• **WORK TO BE COMPLETED**
Extract, in full, the lines below, beginning at the first and ending with the line that contains "([xshift=19pt]anc.east) -- (tr);". Pictures do not belong in the copy.
···
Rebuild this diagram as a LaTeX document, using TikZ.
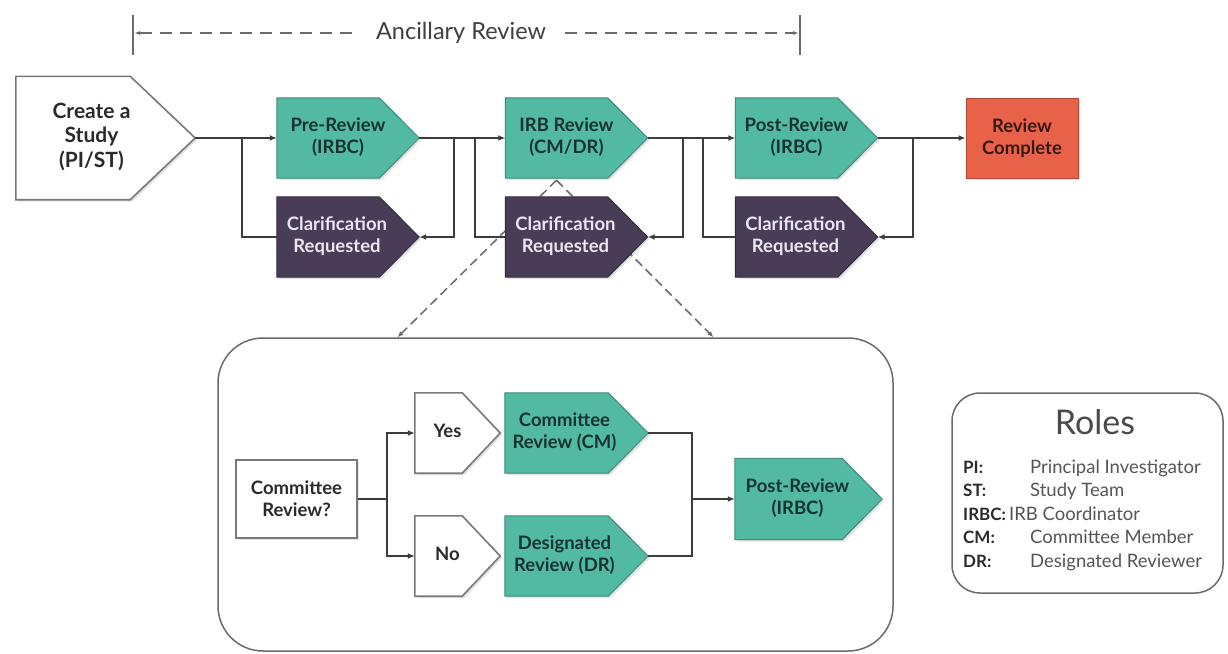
\documentclass[tikz,border=0pt]{standalone}
\usepackage{fontspec}
\setmainfont{Lato}
\usetikzlibrary{arrows.meta,shadows,calc}
\definecolor{tealf}{HTML}{52B9A3}
\definecolor{teald}{HTML}{3F8A7C}
\definecolor{tealt}{HTML}{16332F}
\definecolor{purf}{HTML}{483C56}
\definecolor{purd}{HTML}{352B40}
\definecolor{purt}{HTML}{ECE6F2}
\definecolor{redf}{HTML}{E8624A}
\definecolor{redd}{HTML}{B24A38}
\definecolor{redt}{HTML}{3A1812}
\definecolor{linec}{HTML}{3C3C3C}
\definecolor{grayc}{HTML}{6A6A6A}
\definecolor{darkt}{HTML}{2A2A2A}
\pgfdeclarelayer{bg}
\pgfdeclarelayer{shp}
\pgfsetlayers{bg,shp,main}
\newcommand\padt[2]{\begin{tabular}{@{}c@{\hspace{#1}}}#2\end{tabular}}
\newcommand\pent[3]{\path[#1] (#2.north west) -- ([xshift=-#3]#2.north east) -- (#2.east) -- ([xshift=-#3]#2.south east) -- (#2.south west) -- cycle;}
\begin{document}
\begin{tikzpicture}[x=1pt,y=-1pt,
  txt/.style={rectangle, inner sep=0pt, font=\bfseries\fontsize{18.5}{22}\selectfont},
  pbox/.style={txt, minimum width=142pt, minimum height=80pt},
  sh/.style={drop shadow={opacity=0.22, shadow xshift=2pt, shadow yshift=-2pt}},
  tealshape/.style={sh, fill=tealf, draw=teald, line width=1pt},
  purshape/.style={sh, fill=purf, draw=purd, line width=1pt},
  whiteshape/.style={sh, fill=white, draw=grayc!90, line width=1.6pt},
  conn/.style={draw=linec, line width=2.3pt},
  arr/.style={conn, -{Latex[length=7pt,width=6pt]}},
  dashc/.style={draw=grayc, line width=1.5pt, dash pattern=on 9pt off 5pt, -{Latex[length=6pt,width=5pt]}},
  ancl/.style={draw=grayc, line width=1.4pt, dash pattern=on 12pt off 8pt, -{Latex[length=6pt,width=4pt]}},
  tickc/.style={draw=grayc, line width=1.6pt}]
\useasboundingbox (0,0) rectangle (1228,653);
\begin{pgfonlayer}{bg}
\fill[white] (0,0) rectangle (1228,653);
\end{pgfonlayer}

% ---------- Ancillary review ----------
\node[inner sep=0pt, font=\fontsize{23.5}{28}\selectfont, text=darkt!90] (anc) at (461,33) {Ancillary Review};
\draw[tickc] (133,15) -- (133,55);
\draw[tickc] (800,15) -- (800,55);
\coordinate (tl) at (134,33);
\coordinate (tr) at (799,33);
\draw[ancl] ([xshift=-24pt]anc.west) -- (tl);
\draw[ancl] ([xshift=19pt]anc.east) -- (tr);

% ---------- top row nodes ----------
\node[txt, minimum width=179pt, minimum height=123pt, font=\bfseries\fontsize{21}{24.5}\selectfont, text=darkt] (create) at (105.5,138) {\padt{28pt}{Create a\\Study\\(PI/ST)}};
\node[pbox, text=tealt] (pre) at (348,138) {\padt{20pt}{Pre-Review\\(IRBC)}};
\node[pbox, text=purt] (cl1) at (348,237) {\padt{22pt}{Clarification\\Requested}};
\node[pbox, text=tealt] (irb) at (576.5,138) {\padt{20pt}{IRB Review\\(CM/DR)}};
\node[pbox, text=purt] (cl2) at (576.5,237) {\padt{22pt}{Clarification\\Requested}};
\node[pbox, text=tealt] (post) at (806.5,138) {\padt{20pt}{Post-Review\\(IRBC)}};
\node[pbox, text=purt] (cl3) at (806.5,237) {\padt{22pt}{Clarification\\Requested}};
\node[txt, minimum width=112pt, minimum height=80pt, text=redt, align=center, fill=redf, draw=redd, line width=1pt, sh] (done) at (1022,138) {Review\\Complete};

% ---------- detail box ----------
\node[draw=grayc, line width=1.5pt, rounded corners=45pt, minimum width=675pt, minimum height=313pt, inner sep=0pt] (detail) at (555.5,494.5) {};
\node[txt, minimum width=121pt, minimum height=78pt, align=center, text=darkt, fill=white, draw=grayc!90, line width=1.6pt, sh] (crq) at (296.5,499) {Committee\\Review?};
\node[txt, minimum width=85pt, minimum height=80pt, text=darkt] (yes) at (457.5,433) {\padt{20pt}{Yes}};
\node[txt, minimum width=85pt, minimum height=80pt, text=darkt] (no) at (457.5,556) {\padt{20pt}{No}};
\node[pbox, minimum width=143pt, text=tealt] (cmrev) at (576.5,433) {\padt{24pt}{Committee\\Review (CM)}};
\node[pbox, minimum width=143pt, text=tealt] (drrev) at (576.5,556) {\padt{24pt}{Designated\\Review (DR)}};
\node[pbox, minimum width=147pt, minimum height=81pt, text=tealt] (ipost) at (808.5,499) {\padt{22pt}{Post-Review\\(IRBC)}};

% ---------- roles ----------
\node[draw=grayc, line width=1.5pt, rounded corners=28pt, minimum width=271pt, minimum height=200pt, inner sep=0pt] (roles) at (1087.5,493) {};
\node[inner sep=0pt, font=\fontsize{34}{40}\selectfont, text=darkt!85] (rtitle) at (1095,422) {Roles};
\node[inner sep=0pt, anchor=west, align=left, font=\fontsize{18.5}{23.5}\selectfont, text=darkt!80] (rlist) at (963,515) {%
\makebox[67pt][l]{\fontsize{17}{23.5}\selectfont\bfseries\color{darkt}PI:}Principal Investigator\\
\makebox[67pt][l]{\fontsize{17}{23.5}\selectfont\bfseries\color{darkt}ST:}Study Team\\
{\fontsize{17}{23.5}\selectfont\bfseries\color{darkt}IRBC:}\,IRB Coordinator\\
\makebox[67pt][l]{\fontsize{17}{23.5}\selectfont\bfseries\color{darkt}CM:}Committee Member\\
\makebox[67pt][l]{\fontsize{17}{23.5}\selectfont\bfseries\color{darkt}DR:}Designated Reviewer};

% ---------- shapes ----------
\begin{pgfonlayer}{shp}
\pent{whiteshape}{create}{65pt}
\pent{tealshape}{pre}{40pt}
\pent{tealshape}{irb}{40pt}
\pent{tealshape}{post}{40pt}
\pent{purshape}{cl1}{40pt}
\pent{purshape}{cl2}{40pt}
\pent{purshape}{cl3}{40pt}
\pent{whiteshape}{yes}{38pt}
\pent{whiteshape}{no}{38pt}
\pent{tealshape}{cmrev}{40pt}
\pent{tealshape}{drrev}{40pt}
\pent{tealshape}{ipost}{40pt}
\end{pgfonlayer}

% ---------- dashed zoom lines ----------
\begin{pgfonlayer}{bg}
\coordinate (apex) at ([xshift=-20pt,yshift=-2pt]irb.south);
\draw[dashc] (apex) -- ([xshift=-158pt]detail.north);
\draw[dashc] (apex) -- ([xshift=158pt]detail.north);
\end{pgfonlayer}

% ---------- top row connectors ----------
\draw[arr] (create.east) -- (pre.west);
\draw[conn] (cl1.west) -| ([xshift=-35pt]pre.west);
\draw[arr] (pre.east) -- (irb.west);
\draw[arr] ([xshift=35pt]pre.east) |- (cl1.east);
\draw[conn] (cl2.west) -| ([xshift=-30pt]irb.west);
\draw[arr] (irb.east) -- (post.west);
\draw[arr] ([xshift=35pt]irb.east) |- (cl2.east);
\draw[conn] (cl3.west) -| ([xshift=-32pt]post.west);
\draw[arr] (post.east) -- (done.west);
\draw[arr] ([xshift=35pt]post.east) |- (cl3.east);

% ---------- detail connectors ----------
\draw[arr] (crq.east) -- ++(29pt,0) |- (yes.west);
\draw[arr] (crq.east) -- ++(29pt,0) |- (no.west);
\draw[conn] (cmrev.east) -| ([xshift=-43pt]ipost.west);
\draw[conn] (drrev.east) -| ([xshift=-43pt]ipost.west);
\draw[arr] ([xshift=-43pt]ipost.west) -- (ipost.west);
\end{tikzpicture}
\end{document}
···
• **RESULT OF THE TASK**
Rebuild this diagram as a LaTeX document, using TikZ.
\documentclass[tikz,border=0pt]{standalone}
\usepackage{fontspec}
\setmainfont{Lato}
\usetikzlibrary{arrows.meta,shadows,calc}
\definecolor{tealf}{HTML}{52B9A3}
\definecolor{teald}{HTML}{3F8A7C}
\definecolor{tealt}{HTML}{16332F}
\definecolor{purf}{HTML}{483C56}
\definecolor{purd}{HTML}{352B40}
\definecolor{purt}{HTML}{ECE6F2}
\definecolor{redf}{HTML}{E8624A}
\definecolor{redd}{HTML}{B24A38}
\definecolor{redt}{HTML}{3A1812}
\definecolor{linec}{HTML}{3C3C3C}
\definecolor{grayc}{HTML}{6A6A6A}
\definecolor{darkt}{HTML}{2A2A2A}
\pgfdeclarelayer{bg}
\pgfdeclarelayer{shp}
\pgfsetlayers{bg,shp,main}
\newcommand\padt[2]{\begin{tabular}{@{}c@{\hspace{#1}}}#2\end{tabular}}
\newcommand\pent[3]{\path[#1] (#2.north west) -- ([xshift=-#3]#2.north east) -- (#2.east) -- ([xshift=-#3]#2.south east) -- (#2.south west) -- cycle;}
\begin{document}
\begin{tikzpicture}[x=1pt,y=-1pt,
  txt/.style={rectangle, inner sep=0pt, font=\bfseries\fontsize{18.5}{22}\selectfont},
  pbox/.style={txt, minimum width=142pt, minimum height=80pt},
  sh/.style={drop shadow={opacity=0.22, shadow xshift=2pt, shadow yshift=-2pt}},
  tealshape/.style={sh, fill=tealf, draw=teald, line width=1pt},
  purshape/.style={sh, fill=purf, draw=purd, line width=1pt},
  whiteshape/.style={sh, fill=white, draw=grayc!90, line width=1.6pt},
  conn/.style={draw=linec, line width=2.3pt},
  arr/.style={conn, -{Latex[length=7pt,width=6pt]}},
  dashc/.style={draw=grayc, line width=1.5pt, dash pattern=on 9pt off 5pt, -{Latex[length=6pt,width=5pt]}},
  ancl/.style={draw=grayc, line width=1.4pt, dash pattern=on 12pt off 8pt, -{Latex[length=6pt,width=4pt]}},
  tickc/.style={draw=grayc, line width=1.6pt}]
\useasboundingbox (0,0) rectangle (1228,653);
\begin{pgfonlayer}{bg}
\fill[white] (0,0) rectangle (1228,653);
\end{pgfonlayer}

% ---------- Ancillary review ----------
\node[inner sep=0pt, font=\fontsize{23.5}{28}\selectfont, text=darkt!90] (anc) at (461,33) {Ancillary Review};
\draw[tickc] (133,15) -- (133,55);
\draw[tickc] (800,15) -- (800,55);
\coordinate (tl) at (134,33);
\coordinate (tr) at (799,33);
\draw[ancl] ([xshift=-24pt]anc.west) -- (tl);
\draw[ancl] ([xshift=19pt]anc.east) -- (tr);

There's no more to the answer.